INSTRUCTIONS TO FOLLOW:
Stop at the line containing "import matplotlib.pyplot as plt": write out every line from the beginning of the entries up to and including it, minus the pictures.

SUPPLIED MATERIAL:
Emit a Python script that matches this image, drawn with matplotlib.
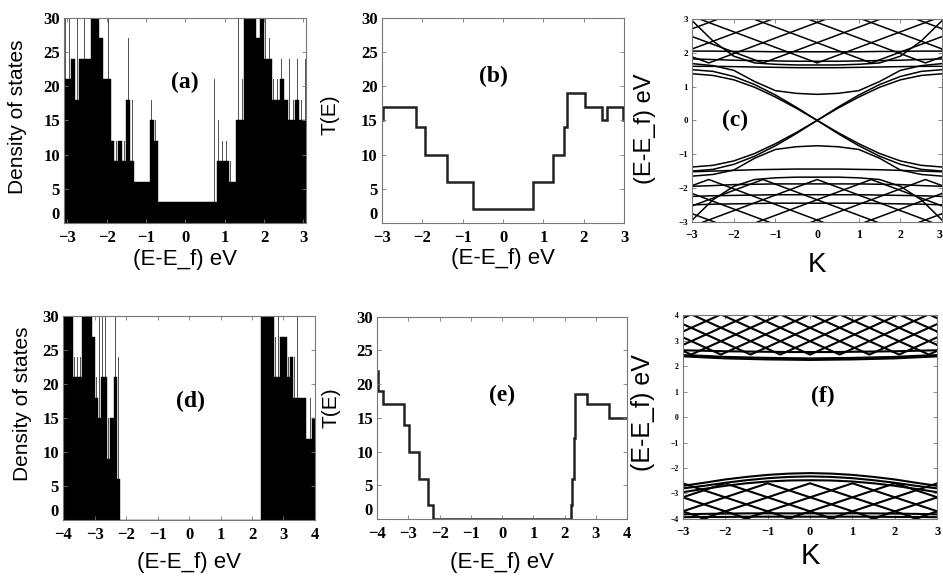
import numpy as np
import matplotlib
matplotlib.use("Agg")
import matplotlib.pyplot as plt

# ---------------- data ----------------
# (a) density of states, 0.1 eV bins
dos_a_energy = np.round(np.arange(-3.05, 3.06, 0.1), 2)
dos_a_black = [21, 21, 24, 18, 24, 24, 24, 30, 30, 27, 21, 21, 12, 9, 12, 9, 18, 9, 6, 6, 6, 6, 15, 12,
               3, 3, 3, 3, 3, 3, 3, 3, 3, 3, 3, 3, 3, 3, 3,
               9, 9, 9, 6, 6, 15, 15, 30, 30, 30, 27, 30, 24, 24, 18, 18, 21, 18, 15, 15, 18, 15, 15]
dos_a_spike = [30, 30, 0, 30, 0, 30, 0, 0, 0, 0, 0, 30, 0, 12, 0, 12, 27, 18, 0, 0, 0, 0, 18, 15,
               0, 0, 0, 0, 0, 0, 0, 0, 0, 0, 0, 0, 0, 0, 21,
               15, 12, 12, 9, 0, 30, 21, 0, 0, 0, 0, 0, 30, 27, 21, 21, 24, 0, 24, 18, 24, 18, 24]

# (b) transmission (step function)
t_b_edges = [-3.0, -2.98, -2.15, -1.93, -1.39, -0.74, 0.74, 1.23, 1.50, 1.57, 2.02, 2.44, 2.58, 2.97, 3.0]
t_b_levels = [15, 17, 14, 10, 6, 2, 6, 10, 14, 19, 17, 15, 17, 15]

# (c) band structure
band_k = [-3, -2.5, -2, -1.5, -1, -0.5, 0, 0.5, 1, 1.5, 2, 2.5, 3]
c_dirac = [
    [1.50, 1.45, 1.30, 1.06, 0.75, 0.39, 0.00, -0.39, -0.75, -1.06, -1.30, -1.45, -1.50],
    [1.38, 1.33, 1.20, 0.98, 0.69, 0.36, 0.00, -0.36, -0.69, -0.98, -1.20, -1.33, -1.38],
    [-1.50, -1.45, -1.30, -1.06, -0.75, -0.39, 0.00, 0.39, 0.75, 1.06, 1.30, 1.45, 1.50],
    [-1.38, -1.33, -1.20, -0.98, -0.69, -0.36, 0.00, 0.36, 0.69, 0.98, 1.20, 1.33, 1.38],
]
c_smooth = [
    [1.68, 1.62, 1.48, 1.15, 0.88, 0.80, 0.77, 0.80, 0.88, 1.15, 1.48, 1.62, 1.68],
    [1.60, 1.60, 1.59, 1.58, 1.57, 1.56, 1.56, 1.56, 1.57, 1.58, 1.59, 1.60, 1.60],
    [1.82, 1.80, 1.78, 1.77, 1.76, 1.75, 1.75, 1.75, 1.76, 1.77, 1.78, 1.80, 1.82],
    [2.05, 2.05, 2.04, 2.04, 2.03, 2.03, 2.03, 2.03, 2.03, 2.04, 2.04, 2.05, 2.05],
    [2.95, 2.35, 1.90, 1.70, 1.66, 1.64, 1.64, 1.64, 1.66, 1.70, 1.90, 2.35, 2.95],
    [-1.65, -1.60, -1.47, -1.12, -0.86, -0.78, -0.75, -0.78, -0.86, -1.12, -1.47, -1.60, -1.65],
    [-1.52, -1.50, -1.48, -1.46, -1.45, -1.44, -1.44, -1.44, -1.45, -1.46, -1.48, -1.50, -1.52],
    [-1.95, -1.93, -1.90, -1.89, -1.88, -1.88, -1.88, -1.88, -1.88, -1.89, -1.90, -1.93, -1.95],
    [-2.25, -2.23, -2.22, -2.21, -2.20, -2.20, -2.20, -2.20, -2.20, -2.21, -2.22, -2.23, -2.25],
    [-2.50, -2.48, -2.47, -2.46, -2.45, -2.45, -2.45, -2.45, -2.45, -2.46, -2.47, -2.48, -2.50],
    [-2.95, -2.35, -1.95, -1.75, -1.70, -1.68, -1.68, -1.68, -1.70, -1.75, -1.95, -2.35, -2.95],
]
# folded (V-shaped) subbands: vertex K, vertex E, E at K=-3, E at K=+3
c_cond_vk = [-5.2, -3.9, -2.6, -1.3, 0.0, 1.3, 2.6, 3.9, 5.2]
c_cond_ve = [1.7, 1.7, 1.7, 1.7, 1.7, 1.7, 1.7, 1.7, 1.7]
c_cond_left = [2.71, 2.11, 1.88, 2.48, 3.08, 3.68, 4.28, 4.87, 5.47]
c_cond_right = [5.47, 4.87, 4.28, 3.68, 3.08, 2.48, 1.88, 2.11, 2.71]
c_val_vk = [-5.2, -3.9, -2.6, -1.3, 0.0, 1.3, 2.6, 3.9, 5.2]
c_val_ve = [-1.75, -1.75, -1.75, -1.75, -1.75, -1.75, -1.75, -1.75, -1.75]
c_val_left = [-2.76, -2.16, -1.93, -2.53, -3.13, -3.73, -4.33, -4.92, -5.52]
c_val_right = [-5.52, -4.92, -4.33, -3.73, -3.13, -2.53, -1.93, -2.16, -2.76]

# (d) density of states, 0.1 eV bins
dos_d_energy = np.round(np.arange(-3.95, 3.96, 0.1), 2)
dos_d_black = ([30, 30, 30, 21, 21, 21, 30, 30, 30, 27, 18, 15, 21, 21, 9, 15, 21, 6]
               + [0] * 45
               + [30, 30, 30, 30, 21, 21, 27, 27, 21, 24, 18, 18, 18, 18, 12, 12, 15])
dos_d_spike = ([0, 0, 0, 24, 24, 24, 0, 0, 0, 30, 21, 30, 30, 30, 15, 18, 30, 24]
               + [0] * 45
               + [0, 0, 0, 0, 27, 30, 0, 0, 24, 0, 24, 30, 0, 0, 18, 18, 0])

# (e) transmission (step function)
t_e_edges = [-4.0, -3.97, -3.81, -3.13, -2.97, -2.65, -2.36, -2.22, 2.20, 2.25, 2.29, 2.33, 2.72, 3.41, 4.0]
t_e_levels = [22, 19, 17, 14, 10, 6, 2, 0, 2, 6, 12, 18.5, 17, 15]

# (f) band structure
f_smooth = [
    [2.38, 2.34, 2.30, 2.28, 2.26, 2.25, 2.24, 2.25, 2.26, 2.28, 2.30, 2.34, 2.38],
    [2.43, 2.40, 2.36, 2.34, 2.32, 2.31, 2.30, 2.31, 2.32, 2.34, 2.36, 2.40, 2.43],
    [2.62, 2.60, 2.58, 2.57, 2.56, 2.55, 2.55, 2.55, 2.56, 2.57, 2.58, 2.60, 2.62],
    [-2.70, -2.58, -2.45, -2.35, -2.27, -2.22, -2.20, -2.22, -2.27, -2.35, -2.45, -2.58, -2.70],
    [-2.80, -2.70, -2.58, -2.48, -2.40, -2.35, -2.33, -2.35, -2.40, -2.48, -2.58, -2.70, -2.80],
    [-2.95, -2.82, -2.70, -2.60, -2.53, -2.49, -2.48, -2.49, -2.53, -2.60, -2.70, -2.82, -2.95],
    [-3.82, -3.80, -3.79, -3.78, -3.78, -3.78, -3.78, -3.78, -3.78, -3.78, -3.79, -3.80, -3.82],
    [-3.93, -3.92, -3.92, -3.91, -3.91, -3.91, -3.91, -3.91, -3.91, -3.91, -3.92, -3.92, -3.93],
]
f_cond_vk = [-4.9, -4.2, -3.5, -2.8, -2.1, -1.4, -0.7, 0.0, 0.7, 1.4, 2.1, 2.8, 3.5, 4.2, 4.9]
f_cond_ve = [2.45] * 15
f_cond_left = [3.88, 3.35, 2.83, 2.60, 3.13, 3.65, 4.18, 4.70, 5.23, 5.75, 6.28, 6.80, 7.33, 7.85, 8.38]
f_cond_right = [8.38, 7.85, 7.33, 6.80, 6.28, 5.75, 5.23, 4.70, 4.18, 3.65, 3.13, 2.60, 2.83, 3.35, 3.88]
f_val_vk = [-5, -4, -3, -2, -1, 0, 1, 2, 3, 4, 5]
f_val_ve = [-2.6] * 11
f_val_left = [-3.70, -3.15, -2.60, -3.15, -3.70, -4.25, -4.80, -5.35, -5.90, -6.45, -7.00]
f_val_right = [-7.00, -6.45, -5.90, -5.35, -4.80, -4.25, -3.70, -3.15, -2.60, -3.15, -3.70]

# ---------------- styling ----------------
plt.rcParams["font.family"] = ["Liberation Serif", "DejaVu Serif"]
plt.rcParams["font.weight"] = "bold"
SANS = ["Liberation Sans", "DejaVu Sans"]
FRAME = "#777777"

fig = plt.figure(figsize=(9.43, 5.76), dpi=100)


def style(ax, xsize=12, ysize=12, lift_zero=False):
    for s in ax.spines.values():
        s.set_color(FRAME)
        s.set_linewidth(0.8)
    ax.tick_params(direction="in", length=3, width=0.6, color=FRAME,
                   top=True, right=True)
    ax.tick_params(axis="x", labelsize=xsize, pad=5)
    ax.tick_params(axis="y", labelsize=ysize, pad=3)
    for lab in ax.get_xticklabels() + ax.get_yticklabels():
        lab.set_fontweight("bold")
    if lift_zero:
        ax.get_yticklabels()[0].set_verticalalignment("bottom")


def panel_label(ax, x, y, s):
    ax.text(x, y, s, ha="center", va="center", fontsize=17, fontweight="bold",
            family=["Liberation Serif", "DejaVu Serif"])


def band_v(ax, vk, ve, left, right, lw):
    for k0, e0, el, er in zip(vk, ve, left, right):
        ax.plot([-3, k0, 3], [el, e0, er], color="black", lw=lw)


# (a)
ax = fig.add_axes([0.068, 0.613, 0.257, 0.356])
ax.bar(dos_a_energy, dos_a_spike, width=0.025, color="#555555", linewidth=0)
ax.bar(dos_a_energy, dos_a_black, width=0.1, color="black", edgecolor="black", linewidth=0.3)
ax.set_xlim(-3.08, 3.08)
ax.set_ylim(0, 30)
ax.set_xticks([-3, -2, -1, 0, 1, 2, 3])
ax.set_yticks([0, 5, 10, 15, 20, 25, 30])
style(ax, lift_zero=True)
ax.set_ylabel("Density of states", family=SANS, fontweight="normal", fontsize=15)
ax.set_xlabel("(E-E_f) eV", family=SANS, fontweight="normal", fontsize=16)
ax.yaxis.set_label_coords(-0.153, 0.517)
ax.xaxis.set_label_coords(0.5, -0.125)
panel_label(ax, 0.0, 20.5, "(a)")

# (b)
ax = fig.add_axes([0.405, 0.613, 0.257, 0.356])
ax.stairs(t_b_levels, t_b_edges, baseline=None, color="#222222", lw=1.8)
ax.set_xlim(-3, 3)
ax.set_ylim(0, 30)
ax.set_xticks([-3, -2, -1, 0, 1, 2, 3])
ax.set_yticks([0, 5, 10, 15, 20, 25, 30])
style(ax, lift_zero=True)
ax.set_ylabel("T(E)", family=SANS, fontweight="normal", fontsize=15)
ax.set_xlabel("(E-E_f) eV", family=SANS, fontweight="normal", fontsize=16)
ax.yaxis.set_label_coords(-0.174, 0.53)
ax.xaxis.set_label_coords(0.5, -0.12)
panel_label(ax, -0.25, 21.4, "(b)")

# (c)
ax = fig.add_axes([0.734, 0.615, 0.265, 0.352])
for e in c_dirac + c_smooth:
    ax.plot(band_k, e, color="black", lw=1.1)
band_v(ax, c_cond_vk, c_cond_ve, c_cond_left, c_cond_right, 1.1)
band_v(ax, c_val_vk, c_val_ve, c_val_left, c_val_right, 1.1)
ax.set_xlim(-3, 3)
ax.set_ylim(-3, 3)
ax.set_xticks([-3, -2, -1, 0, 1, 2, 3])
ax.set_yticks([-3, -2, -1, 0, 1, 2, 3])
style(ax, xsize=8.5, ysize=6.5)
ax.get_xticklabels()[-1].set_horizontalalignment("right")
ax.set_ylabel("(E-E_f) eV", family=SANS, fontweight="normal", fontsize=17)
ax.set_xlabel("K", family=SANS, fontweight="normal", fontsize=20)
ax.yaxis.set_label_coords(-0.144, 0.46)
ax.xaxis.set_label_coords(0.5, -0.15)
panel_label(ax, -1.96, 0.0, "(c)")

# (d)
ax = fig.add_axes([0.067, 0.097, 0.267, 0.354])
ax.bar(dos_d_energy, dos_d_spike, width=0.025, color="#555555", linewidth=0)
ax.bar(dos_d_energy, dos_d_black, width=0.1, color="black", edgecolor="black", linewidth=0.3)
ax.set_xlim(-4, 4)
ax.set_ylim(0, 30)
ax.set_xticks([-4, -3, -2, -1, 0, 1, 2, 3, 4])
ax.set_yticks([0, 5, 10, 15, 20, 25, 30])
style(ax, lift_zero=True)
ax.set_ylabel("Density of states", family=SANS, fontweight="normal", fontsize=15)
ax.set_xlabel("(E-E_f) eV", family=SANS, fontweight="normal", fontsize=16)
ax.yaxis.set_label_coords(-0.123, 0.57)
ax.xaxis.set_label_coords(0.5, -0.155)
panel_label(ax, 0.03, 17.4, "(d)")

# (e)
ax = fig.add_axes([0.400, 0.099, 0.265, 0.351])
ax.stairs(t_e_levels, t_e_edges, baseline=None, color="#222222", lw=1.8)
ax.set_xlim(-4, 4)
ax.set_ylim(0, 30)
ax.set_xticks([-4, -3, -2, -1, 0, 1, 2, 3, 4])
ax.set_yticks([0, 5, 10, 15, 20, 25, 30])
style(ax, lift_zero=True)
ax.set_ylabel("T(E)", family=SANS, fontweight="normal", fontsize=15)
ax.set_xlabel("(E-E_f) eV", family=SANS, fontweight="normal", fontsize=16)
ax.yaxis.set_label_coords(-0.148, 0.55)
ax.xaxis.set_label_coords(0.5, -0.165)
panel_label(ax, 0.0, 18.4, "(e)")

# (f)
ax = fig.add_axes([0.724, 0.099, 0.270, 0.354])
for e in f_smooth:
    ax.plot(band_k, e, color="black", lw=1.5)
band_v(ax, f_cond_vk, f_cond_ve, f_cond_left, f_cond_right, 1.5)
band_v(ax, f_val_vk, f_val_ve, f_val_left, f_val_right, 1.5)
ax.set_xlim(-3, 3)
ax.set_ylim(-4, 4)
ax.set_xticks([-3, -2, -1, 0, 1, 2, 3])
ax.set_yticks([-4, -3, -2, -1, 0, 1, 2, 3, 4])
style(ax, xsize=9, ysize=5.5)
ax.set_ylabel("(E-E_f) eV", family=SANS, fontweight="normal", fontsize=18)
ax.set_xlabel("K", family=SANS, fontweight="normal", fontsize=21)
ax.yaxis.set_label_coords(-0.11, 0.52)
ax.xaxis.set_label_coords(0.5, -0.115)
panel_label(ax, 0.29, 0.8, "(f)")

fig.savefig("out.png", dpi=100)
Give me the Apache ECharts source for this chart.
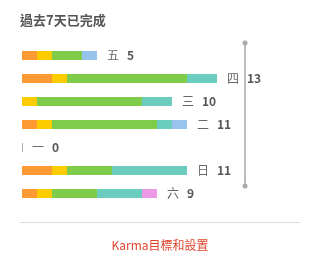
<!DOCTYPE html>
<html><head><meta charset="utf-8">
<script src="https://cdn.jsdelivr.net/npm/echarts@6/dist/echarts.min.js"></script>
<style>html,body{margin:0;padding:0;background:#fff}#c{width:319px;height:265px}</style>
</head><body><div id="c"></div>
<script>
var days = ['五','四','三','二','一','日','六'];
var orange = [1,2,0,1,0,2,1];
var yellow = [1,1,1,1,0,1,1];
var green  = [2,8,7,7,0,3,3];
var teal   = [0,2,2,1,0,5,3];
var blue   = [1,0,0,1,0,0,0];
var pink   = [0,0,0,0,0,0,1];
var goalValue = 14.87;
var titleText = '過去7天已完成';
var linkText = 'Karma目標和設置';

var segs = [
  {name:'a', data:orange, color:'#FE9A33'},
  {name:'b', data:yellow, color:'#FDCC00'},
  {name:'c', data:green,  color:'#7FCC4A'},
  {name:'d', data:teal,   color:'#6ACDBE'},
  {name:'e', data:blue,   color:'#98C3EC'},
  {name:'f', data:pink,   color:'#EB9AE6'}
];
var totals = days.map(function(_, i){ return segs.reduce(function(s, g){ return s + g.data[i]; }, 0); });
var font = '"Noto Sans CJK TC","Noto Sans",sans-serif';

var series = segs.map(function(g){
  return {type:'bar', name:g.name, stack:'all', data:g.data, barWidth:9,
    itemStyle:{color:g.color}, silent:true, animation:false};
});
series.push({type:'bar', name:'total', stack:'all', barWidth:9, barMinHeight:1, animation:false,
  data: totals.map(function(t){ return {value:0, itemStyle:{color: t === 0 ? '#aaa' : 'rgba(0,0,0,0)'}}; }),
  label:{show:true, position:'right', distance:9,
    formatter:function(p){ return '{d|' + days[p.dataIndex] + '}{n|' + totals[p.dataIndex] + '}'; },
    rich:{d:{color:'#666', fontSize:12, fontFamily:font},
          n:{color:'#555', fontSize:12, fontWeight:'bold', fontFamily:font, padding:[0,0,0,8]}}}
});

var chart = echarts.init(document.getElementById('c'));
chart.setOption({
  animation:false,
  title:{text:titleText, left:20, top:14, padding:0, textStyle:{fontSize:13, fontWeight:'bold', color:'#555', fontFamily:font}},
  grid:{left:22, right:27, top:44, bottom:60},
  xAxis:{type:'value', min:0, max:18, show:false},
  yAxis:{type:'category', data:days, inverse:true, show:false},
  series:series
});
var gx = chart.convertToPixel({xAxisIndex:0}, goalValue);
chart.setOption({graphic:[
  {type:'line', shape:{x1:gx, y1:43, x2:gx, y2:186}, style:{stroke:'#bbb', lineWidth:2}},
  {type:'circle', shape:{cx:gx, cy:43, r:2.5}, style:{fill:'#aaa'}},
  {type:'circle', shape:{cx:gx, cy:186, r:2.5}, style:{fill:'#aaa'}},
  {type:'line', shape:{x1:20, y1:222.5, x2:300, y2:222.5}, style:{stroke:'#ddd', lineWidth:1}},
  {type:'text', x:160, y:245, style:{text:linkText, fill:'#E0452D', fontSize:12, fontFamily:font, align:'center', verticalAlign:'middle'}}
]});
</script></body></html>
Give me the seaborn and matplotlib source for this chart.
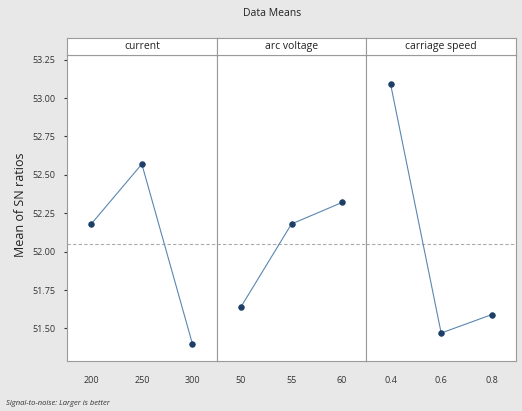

RESULT OF THE EXERCISE:
Emit a Python script that matches this image, drawn with matplotlib.
import numpy as np
import matplotlib
matplotlib.use("Agg")
import matplotlib.pyplot as plt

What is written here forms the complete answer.